DATA PROVIDED:
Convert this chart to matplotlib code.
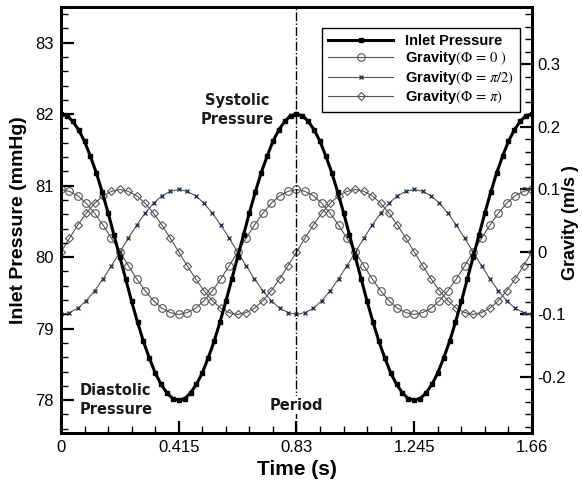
import numpy as np
import matplotlib
matplotlib.use("Agg")
import matplotlib.pyplot as plt
from matplotlib.ticker import FixedLocator, FixedFormatter, MultipleLocator

plt.rcParams["font.family"] = ["Liberation Sans", "DejaVu Sans"]
plt.rcParams["mathtext.fontset"] = "stix"

# inlet pressure (mmHg), 40 samples per cardiac period, two periods
pressure_period = [82.00, 81.98, 81.90, 81.78, 81.62, 81.41, 81.18, 80.91, 80.62, 80.31,
                   80.00, 79.69, 79.38, 79.09, 78.82, 78.59, 78.38, 78.22, 78.10, 78.02,
                   78.00, 78.02, 78.10, 78.22, 78.38, 78.59, 78.82, 79.09, 79.38, 79.69,
                   80.00, 80.31, 80.62, 80.91, 81.18, 81.41, 81.62, 81.78, 81.90, 81.98]
pressure = pressure_period + pressure_period + [82.00]

# gravity (m/s2), 28 samples per period, two periods
grav_phi0_period = [0.100, 0.097, 0.090, 0.078, 0.062, 0.043, 0.022, 0.000, -0.022, -0.043,
                    -0.062, -0.078, -0.090, -0.097, -0.100, -0.097, -0.090, -0.078, -0.062, -0.043,
                    -0.022, 0.000, 0.022, 0.043, 0.062, 0.078, 0.090, 0.097]
grav_phi_half_period = [-0.100, -0.097, -0.090, -0.078, -0.062, -0.043, -0.022, 0.000, 0.022, 0.043,
                        0.062, 0.078, 0.090, 0.097, 0.100, 0.097, 0.090, 0.078, 0.062, 0.043,
                        0.022, 0.000, -0.022, -0.043, -0.062, -0.078, -0.090, -0.097]
grav_phi_pi_period = [0.000, 0.022, 0.043, 0.062, 0.078, 0.090, 0.097, 0.100, 0.097, 0.090,
                      0.078, 0.062, 0.043, 0.022, 0.000, -0.022, -0.043, -0.062, -0.078, -0.090,
                      -0.097, -0.100, -0.097, -0.090, -0.078, -0.062, -0.043, -0.022]
grav_phi0 = grav_phi0_period * 2 + [0.100]
grav_phi_half = grav_phi_half_period * 2 + [-0.100]
grav_phi_pi = grav_phi_pi_period * 2 + [0.000]

t_end = 1.66
t_pressure = np.linspace(0, t_end, len(pressure))
t_gravity = np.linspace(0, t_end, len(grav_phi0))

x_ticks = [0, 0.415, 0.83, 1.245, 1.66]
x_labels = ["0", "0.415", "0.83", "1.245", "1.66"]
y_ticks = [78, 79, 80, 81, 82, 83]
g_ticks = [-0.2, -0.1, 0, 0.1, 0.2, 0.3]
g_labels = ["-0.2", "-0.1", "0", "0.1", "0.2", "0.3"]

fig = plt.figure(figsize=(5.82, 4.82), dpi=100)
ax = fig.add_axes([0.1048, 0.1017, 0.8093, 0.8838])
ax2 = ax.twinx()

grey = "#555555"
l1, = ax.plot(t_pressure, pressure, color="black", lw=2.2, marker="s", ms=3,
              label="Inlet Pressure", zorder=5)
l2, = ax2.plot(t_gravity, grav_phi0, color=grey, lw=0.8, marker="o", ms=5.5,
               mfc="none", mec=grey, mew=0.8, label=r"Gravity$(\Phi\,=\,0\ )$")
l3, = ax2.plot(t_gravity, grav_phi_half, color=grey, lw=0.8, marker="x", ms=3.5,
               mec="#2a3550", mew=1.0, label=r"Gravity$(\Phi\,=\,\pi/2)$")
l4, = ax2.plot(t_gravity, grav_phi_pi, color=grey, lw=0.8, marker="D", ms=4.5,
               mfc="none", mec=grey, mew=0.8, label=r"Gravity$(\Phi\,=\,\pi)$")
ax.set_zorder(ax2.get_zorder() + 1)
ax.patch.set_visible(False)

ax.axvline(0.83, color="black", lw=1.0, ls="-.", zorder=1)

ax.set_xlim(0, t_end)
ax.set_ylim(77.54, 83.5)
ax2.set_ylim(-0.2896, 0.392)

ax.xaxis.set_major_locator(FixedLocator(x_ticks))
ax.xaxis.set_major_formatter(FixedFormatter(x_labels))
ax.xaxis.set_minor_locator(MultipleLocator(0.083))
ax.set_yticks(y_ticks)
ax.yaxis.set_minor_locator(MultipleLocator(0.2))
ax2.yaxis.set_major_locator(FixedLocator(g_ticks))
ax2.yaxis.set_major_formatter(FixedFormatter(g_labels))
ax2.yaxis.set_minor_locator(MultipleLocator(0.02))

for a in (ax, ax2):
    for s in a.spines.values():
        s.set_linewidth(2)
    a.tick_params(which="major", direction="in", length=9, width=1.6, labelsize=12, pad=5)
    a.tick_params(which="minor", direction="in", length=5, width=1)
ax.tick_params(which="both", top=False, right=False)
ax2.tick_params(which="both", left=False, top=False)
ax2.tick_params(which="major", pad=4)

ax.set_xlabel("Time (s)", fontsize=15, fontweight="bold", labelpad=4)
ax.set_ylabel("Inlet Pressure (mmHg)", fontsize=14, fontweight="bold", labelpad=6)
ax2.set_ylabel("Gravity (m/s )", fontsize=13, fontweight="bold",
               rotation=90, ha="center", va="center")
ax2.yaxis.set_label_coords(1.081, 0.495)

note_font = dict(family="DejaVu Sans", fontsize=10.5, fontweight="bold", color="#1a1a1a")
ax.text(0.62, 82.06, "Systolic\nPressure", ha="center", va="center", linespacing=1.3, **note_font)
ax.text(0.065, 78.0, "Diastolic\nPressure", ha="left", va="center", linespacing=1.3, **note_font)
ax.text(0.83, 77.93, "Period", ha="center", va="center", zorder=3,
        bbox=dict(facecolor="white", edgecolor="none", pad=1), **note_font)

leg = ax.legend(handles=[l1, l2, l3, l4], loc="upper left", bbox_to_anchor=(0.554, 0.951),
                borderaxespad=0, handlelength=4.5, numpoints=1, fancybox=False,
                framealpha=1, edgecolor="black", borderpad=0.4, labelspacing=0.1,
                handletextpad=0.8, prop=dict(weight="bold", size=10.5))
leg.get_frame().set_linewidth(1)

fig.savefig("out.png", dpi=100)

TASK: Omit every picture, then reproduce the rest of the listing exactly.

FINAL RESULT:
Convert this chart to matplotlib code.
import numpy as np
import matplotlib
matplotlib.use("Agg")
import matplotlib.pyplot as plt
from matplotlib.ticker import FixedLocator, FixedFormatter, MultipleLocator

plt.rcParams["font.family"] = ["Liberation Sans", "DejaVu Sans"]
plt.rcParams["mathtext.fontset"] = "stix"

# inlet pressure (mmHg), 40 samples per cardiac period, two periods
pressure_period = [82.00, 81.98, 81.90, 81.78, 81.62, 81.41, 81.18, 80.91, 80.62, 80.31,
                   80.00, 79.69, 79.38, 79.09, 78.82, 78.59, 78.38, 78.22, 78.10, 78.02,
                   78.00, 78.02, 78.10, 78.22, 78.38, 78.59, 78.82, 79.09, 79.38, 79.69,
                   80.00, 80.31, 80.62, 80.91, 81.18, 81.41, 81.62, 81.78, 81.90, 81.98]
pressure = pressure_period + pressure_period + [82.00]

# gravity (m/s2), 28 samples per period, two periods
grav_phi0_period = [0.100, 0.097, 0.090, 0.078, 0.062, 0.043, 0.022, 0.000, -0.022, -0.043,
                    -0.062, -0.078, -0.090, -0.097, -0.100, -0.097, -0.090, -0.078, -0.062, -0.043,
                    -0.022, 0.000, 0.022, 0.043, 0.062, 0.078, 0.090, 0.097]
grav_phi_half_period = [-0.100, -0.097, -0.090, -0.078, -0.062, -0.043, -0.022, 0.000, 0.022, 0.043,
                        0.062, 0.078, 0.090, 0.097, 0.100, 0.097, 0.090, 0.078, 0.062, 0.043,
                        0.022, 0.000, -0.022, -0.043, -0.062, -0.078, -0.090, -0.097]
grav_phi_pi_period = [0.000, 0.022, 0.043, 0.062, 0.078, 0.090, 0.097, 0.100, 0.097, 0.090,
                      0.078, 0.062, 0.043, 0.022, 0.000, -0.022, -0.043, -0.062, -0.078, -0.090,
                      -0.097, -0.100, -0.097, -0.090, -0.078, -0.062, -0.043, -0.022]
grav_phi0 = grav_phi0_period * 2 + [0.100]
grav_phi_half = grav_phi_half_period * 2 + [-0.100]
grav_phi_pi = grav_phi_pi_period * 2 + [0.000]

t_end = 1.66
t_pressure = np.linspace(0, t_end, len(pressure))
t_gravity = np.linspace(0, t_end, len(grav_phi0))

x_ticks = [0, 0.415, 0.83, 1.245, 1.66]
x_labels = ["0", "0.415", "0.83", "1.245", "1.66"]
y_ticks = [78, 79, 80, 81, 82, 83]
g_ticks = [-0.2, -0.1, 0, 0.1, 0.2, 0.3]
g_labels = ["-0.2", "-0.1", "0", "0.1", "0.2", "0.3"]

fig = plt.figure(figsize=(5.82, 4.82), dpi=100)
ax = fig.add_axes([0.1048, 0.1017, 0.8093, 0.8838])
ax2 = ax.twinx()

grey = "#555555"
l1, = ax.plot(t_pressure, pressure, color="black", lw=2.2, marker="s", ms=3,
              label="Inlet Pressure", zorder=5)
l2, = ax2.plot(t_gravity, grav_phi0, color=grey, lw=0.8, marker="o", ms=5.5,
               mfc="none", mec=grey, mew=0.8, label=r"Gravity$(\Phi\,=\,0\ )$")
l3, = ax2.plot(t_gravity, grav_phi_half, color=grey, lw=0.8, marker="x", ms=3.5,
               mec="#2a3550", mew=1.0, label=r"Gravity$(\Phi\,=\,\pi/2)$")
l4, = ax2.plot(t_gravity, grav_phi_pi, color=grey, lw=0.8, marker="D", ms=4.5,
               mfc="none", mec=grey, mew=0.8, label=r"Gravity$(\Phi\,=\,\pi)$")
ax.set_zorder(ax2.get_zorder() + 1)
ax.patch.set_visible(False)

ax.axvline(0.83, color="black", lw=1.0, ls="-.", zorder=1)

ax.set_xlim(0, t_end)
ax.set_ylim(77.54, 83.5)
ax2.set_ylim(-0.2896, 0.392)

ax.xaxis.set_major_locator(FixedLocator(x_ticks))
ax.xaxis.set_major_formatter(FixedFormatter(x_labels))
ax.xaxis.set_minor_locator(MultipleLocator(0.083))
ax.set_yticks(y_ticks)
ax.yaxis.set_minor_locator(MultipleLocator(0.2))
ax2.yaxis.set_major_locator(FixedLocator(g_ticks))
ax2.yaxis.set_major_formatter(FixedFormatter(g_labels))
ax2.yaxis.set_minor_locator(MultipleLocator(0.02))

for a in (ax, ax2):
    for s in a.spines.values():
        s.set_linewidth(2)
    a.tick_params(which="major", direction="in", length=9, width=1.6, labelsize=12, pad=5)
    a.tick_params(which="minor", direction="in", length=5, width=1)
ax.tick_params(which="both", top=False, right=False)
ax2.tick_params(which="both", left=False, top=False)
ax2.tick_params(which="major", pad=4)

ax.set_xlabel("Time (s)", fontsize=15, fontweight="bold", labelpad=4)
ax.set_ylabel("Inlet Pressure (mmHg)", fontsize=14, fontweight="bold", labelpad=6)
ax2.set_ylabel("Gravity (m/s )", fontsize=13, fontweight="bold",
               rotation=90, ha="center", va="center")
ax2.yaxis.set_label_coords(1.081, 0.495)

note_font = dict(family="DejaVu Sans", fontsize=10.5, fontweight="bold", color="#1a1a1a")
ax.text(0.62, 82.06, "Systolic\nPressure", ha="center", va="center", linespacing=1.3, **note_font)
ax.text(0.065, 78.0, "Diastolic\nPressure", ha="left", va="center", linespacing=1.3, **note_font)
ax.text(0.83, 77.93, "Period", ha="center", va="center", zorder=3,
        bbox=dict(facecolor="white", edgecolor="none", pad=1), **note_font)

leg = ax.legend(handles=[l1, l2, l3, l4], loc="upper left", bbox_to_anchor=(0.554, 0.951),
                borderaxespad=0, handlelength=4.5, numpoints=1, fancybox=False,
                framealpha=1, edgecolor="black", borderpad=0.4, labelspacing=0.1,
                handletextpad=0.8, prop=dict(weight="bold", size=10.5))
leg.get_frame().set_linewidth(1)

fig.savefig("out.png", dpi=100)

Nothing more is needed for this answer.